▶ _The task_
Word for word, give the material below again, minus any images.

▶ _Supplied material_
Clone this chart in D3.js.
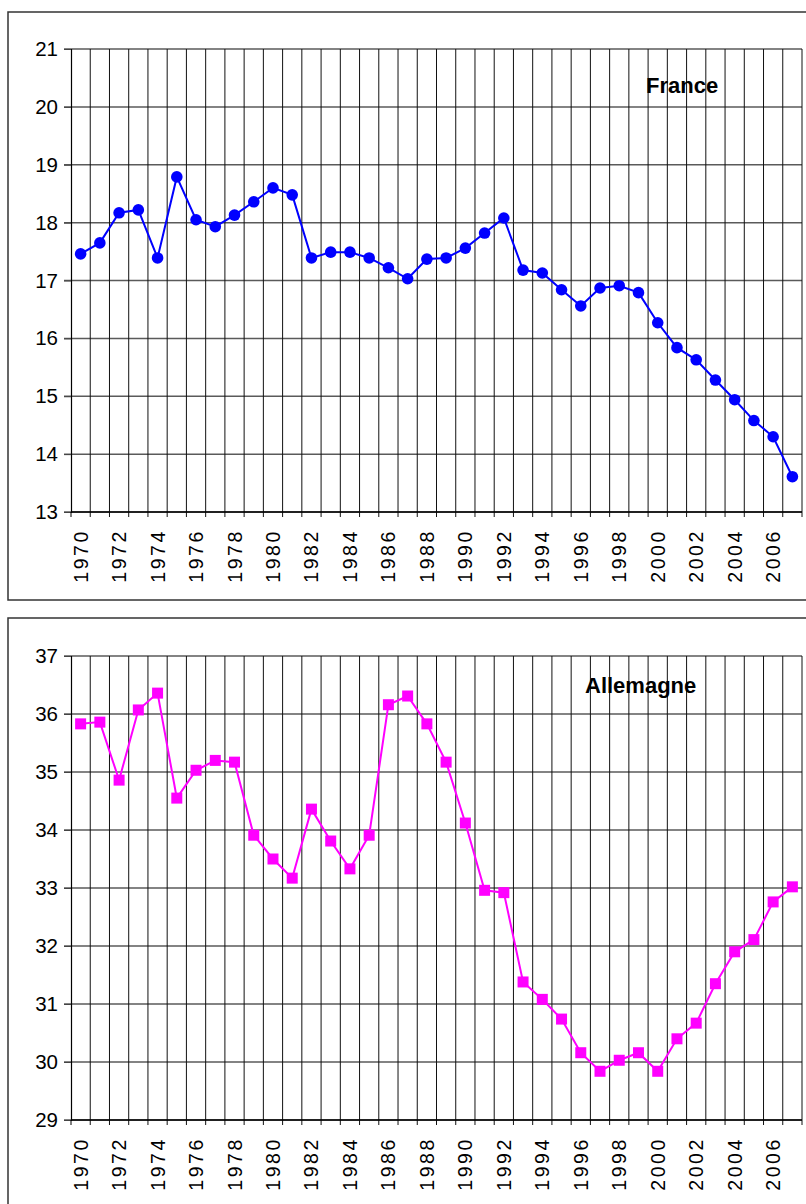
<!DOCTYPE html>
<html><head><meta charset="utf-8">
<script src="https://cdn.jsdelivr.net/npm/d3@7"></script>
<style>body{margin:0;background:#fff}svg{display:block;font-family:Arial,"Liberation Sans",sans-serif}</style>
</head><body><svg id="c" width="806" height="1204"></svg>
<script>
const years = d3.range(1970, 2008);
const france = [17.46,17.65,18.17,18.22,17.39,18.79,18.05,17.93,18.13,18.36,18.6,18.48,17.39,17.49,17.49,17.39,17.22,17.03,17.37,17.39,17.56,17.82,18.08,17.18,17.13,16.84,16.56,16.87,16.91,16.79,16.27,15.84,15.63,15.28,14.94,14.58,14.3,13.61];
const allemagne = [35.83,35.86,34.86,36.07,36.36,34.55,35.03,35.2,35.17,33.91,33.5,33.17,34.36,33.81,33.33,33.91,36.16,36.31,35.83,35.17,34.12,32.96,32.92,31.38,31.08,30.74,30.16,29.84,30.03,30.16,29.84,30.4,30.67,31.35,31.9,32.11,32.76,33.02];
const franceTicks = d3.range(13, 22);
const allemagneTicks = d3.range(29, 38);
const tickYears = d3.range(1970, 2008, 2);

const svg = d3.select("#c");

function panel(cfg){
  const g = svg.append("g");
  g.append("rect").attr("x",8).attr("y",cfg.frameTop).attr("width",820).attr("height",cfg.frameH)
    .attr("fill","#fff").attr("stroke","#333").attr("stroke-width",1.5);
  const x = d3.scaleBand().domain(years).range([71,802]).padding(0);
  const y = d3.scaleLinear().domain([cfg.ticks[0], cfg.ticks[cfg.ticks.length-1]]).range([cfg.bottom, cfg.top]);
  g.append("g").selectAll("line").data(cfg.ticks).join("line")
    .attr("x1",64).attr("x2",802).attr("y1",d=>y(d)).attr("y2",d=>y(d))
    .attr("stroke","#5a5a5a").attr("stroke-width",1.5);
  const bounds = years.map(d=>x(d)).concat([x.range()[1]]);
  g.append("g").selectAll("line").data(bounds.slice(1)).join("line")
    .attr("x1",d=>d).attr("x2",d=>d).attr("y1",cfg.top).attr("y2",cfg.bottom+5)
    .attr("stroke","#111").attr("stroke-width",1);
  const ya = d3.axisLeft(y).tickValues(cfg.ticks).tickSize(7).tickPadding(6).tickFormat(d3.format("d"));
  const yg = g.append("g").attr("transform","translate(71,0)").call(ya);
  yg.select(".domain").attr("stroke","#000").attr("stroke-width",1.2);
  yg.selectAll(".tick line").attr("stroke","#444");
  yg.selectAll("text").attr("font-size",20.5).attr("fill","#000").attr("font-family","Arial, 'Liberation Sans', sans-serif");
  g.append("line").attr("x1",71).attr("x2",802).attr("y1",cfg.bottom).attr("y2",cfg.bottom).attr("stroke","#000").attr("stroke-width",1.5);
  g.append("line").attr("x1",71).attr("x2",71).attr("y1",cfg.bottom).attr("y2",cfg.bottom+5).attr("stroke","#000");
  g.append("g").selectAll("text").data(tickYears).join("text")
    .attr("transform",d=>`translate(${x(d)+x.bandwidth()/2},${cfg.bottom+17}) rotate(-90)`)
    .attr("text-anchor","end").attr("dominant-baseline","central")
    .attr("font-size",19.5).attr("letter-spacing",2.6).attr("fill","#000").text(d=>d);
  const line = d3.line().x((d,i)=>x(years[i])+x.bandwidth()/2).y(d=>y(d));
  g.append("path").datum(cfg.data).attr("d",line).attr("fill","none").attr("stroke",cfg.color).attr("stroke-width",2);
  if(cfg.marker==="circle"){
    g.append("g").selectAll("circle").data(cfg.data).join("circle")
      .attr("cx",(d,i)=>x(years[i])+x.bandwidth()/2).attr("cy",d=>y(d)).attr("r",5.8).attr("fill",cfg.color);
  } else {
    g.append("g").selectAll("rect").data(cfg.data).join("rect")
      .attr("x",(d,i)=>x(years[i])+x.bandwidth()/2-5.5).attr("y",d=>y(d)-5.5).attr("width",11).attr("height",11).attr("fill",cfg.color);
  }
  g.append("text").attr("x",cfg.titleX).attr("y",cfg.titleY).attr("font-size",22).attr("font-weight","bold").attr("fill","#000").text(cfg.title);
}

panel({frameTop:12, frameH:588, top:49, bottom:512, ticks:franceTicks, data:france, color:"#0000FF", marker:"circle", title:"France", titleX:646, titleY:93});
panel({frameTop:618, frameH:620, top:656, bottom:1120, ticks:allemagneTicks, data:allemagne, color:"#FF00FF", marker:"square", title:"Allemagne", titleX:585, titleY:693});
</script>
</body></html>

▶ _Result of this task_
Clone this chart in D3.js.
<!DOCTYPE html>
<html><head><meta charset="utf-8">
<script src="https://cdn.jsdelivr.net/npm/d3@7"></script>
<style>body{margin:0;background:#fff}svg{display:block;font-family:Arial,"Liberation Sans",sans-serif}</style>
</head><body><svg id="c" width="806" height="1204"></svg>
<script>
const years = d3.range(1970, 2008);
const france = [17.46,17.65,18.17,18.22,17.39,18.79,18.05,17.93,18.13,18.36,18.6,18.48,17.39,17.49,17.49,17.39,17.22,17.03,17.37,17.39,17.56,17.82,18.08,17.18,17.13,16.84,16.56,16.87,16.91,16.79,16.27,15.84,15.63,15.28,14.94,14.58,14.3,13.61];
const allemagne = [35.83,35.86,34.86,36.07,36.36,34.55,35.03,35.2,35.17,33.91,33.5,33.17,34.36,33.81,33.33,33.91,36.16,36.31,35.83,35.17,34.12,32.96,32.92,31.38,31.08,30.74,30.16,29.84,30.03,30.16,29.84,30.4,30.67,31.35,31.9,32.11,32.76,33.02];
const franceTicks = d3.range(13, 22);
const allemagneTicks = d3.range(29, 38);
const tickYears = d3.range(1970, 2008, 2);

const svg = d3.select("#c");

function panel(cfg){
  const g = svg.append("g");
  g.append("rect").attr("x",8).attr("y",cfg.frameTop).attr("width",820).attr("height",cfg.frameH)
    .attr("fill","#fff").attr("stroke","#333").attr("stroke-width",1.5);
  const x = d3.scaleBand().domain(years).range([71,802]).padding(0);
  const y = d3.scaleLinear().domain([cfg.ticks[0], cfg.ticks[cfg.ticks.length-1]]).range([cfg.bottom, cfg.top]);
  g.append("g").selectAll("line").data(cfg.ticks).join("line")
    .attr("x1",64).attr("x2",802).attr("y1",d=>y(d)).attr("y2",d=>y(d))
    .attr("stroke","#5a5a5a").attr("stroke-width",1.5);
  const bounds = years.map(d=>x(d)).concat([x.range()[1]]);
  g.append("g").selectAll("line").data(bounds.slice(1)).join("line")
    .attr("x1",d=>d).attr("x2",d=>d).attr("y1",cfg.top).attr("y2",cfg.bottom+5)
    .attr("stroke","#111").attr("stroke-width",1);
  const ya = d3.axisLeft(y).tickValues(cfg.ticks).tickSize(7).tickPadding(6).tickFormat(d3.format("d"));
  const yg = g.append("g").attr("transform","translate(71,0)").call(ya);
  yg.select(".domain").attr("stroke","#000").attr("stroke-width",1.2);
  yg.selectAll(".tick line").attr("stroke","#444");
  yg.selectAll("text").attr("font-size",20.5).attr("fill","#000").attr("font-family","Arial, 'Liberation Sans', sans-serif");
  g.append("line").attr("x1",71).attr("x2",802).attr("y1",cfg.bottom).attr("y2",cfg.bottom).attr("stroke","#000").attr("stroke-width",1.5);
  g.append("line").attr("x1",71).attr("x2",71).attr("y1",cfg.bottom).attr("y2",cfg.bottom+5).attr("stroke","#000");
  g.append("g").selectAll("text").data(tickYears).join("text")
    .attr("transform",d=>`translate(${x(d)+x.bandwidth()/2},${cfg.bottom+17}) rotate(-90)`)
    .attr("text-anchor","end").attr("dominant-baseline","central")
    .attr("font-size",19.5).attr("letter-spacing",2.6).attr("fill","#000").text(d=>d);
  const line = d3.line().x((d,i)=>x(years[i])+x.bandwidth()/2).y(d=>y(d));
  g.append("path").datum(cfg.data).attr("d",line).attr("fill","none").attr("stroke",cfg.color).attr("stroke-width",2);
  if(cfg.marker==="circle"){
    g.append("g").selectAll("circle").data(cfg.data).join("circle")
      .attr("cx",(d,i)=>x(years[i])+x.bandwidth()/2).attr("cy",d=>y(d)).attr("r",5.8).attr("fill",cfg.color);
  } else {
    g.append("g").selectAll("rect").data(cfg.data).join("rect")
      .attr("x",(d,i)=>x(years[i])+x.bandwidth()/2-5.5).attr("y",d=>y(d)-5.5).attr("width",11).attr("height",11).attr("fill",cfg.color);
  }
  g.append("text").attr("x",cfg.titleX).attr("y",cfg.titleY).attr("font-size",22).attr("font-weight","bold").attr("fill","#000").text(cfg.title);
}

panel({frameTop:12, frameH:588, top:49, bottom:512, ticks:franceTicks, data:france, color:"#0000FF", marker:"circle", title:"France", titleX:646, titleY:93});
panel({frameTop:618, frameH:620, top:656, bottom:1120, ticks:allemagneTicks, data:allemagne, color:"#FF00FF", marker:"square", title:"Allemagne", titleX:585, titleY:693});
</script>
</body></html>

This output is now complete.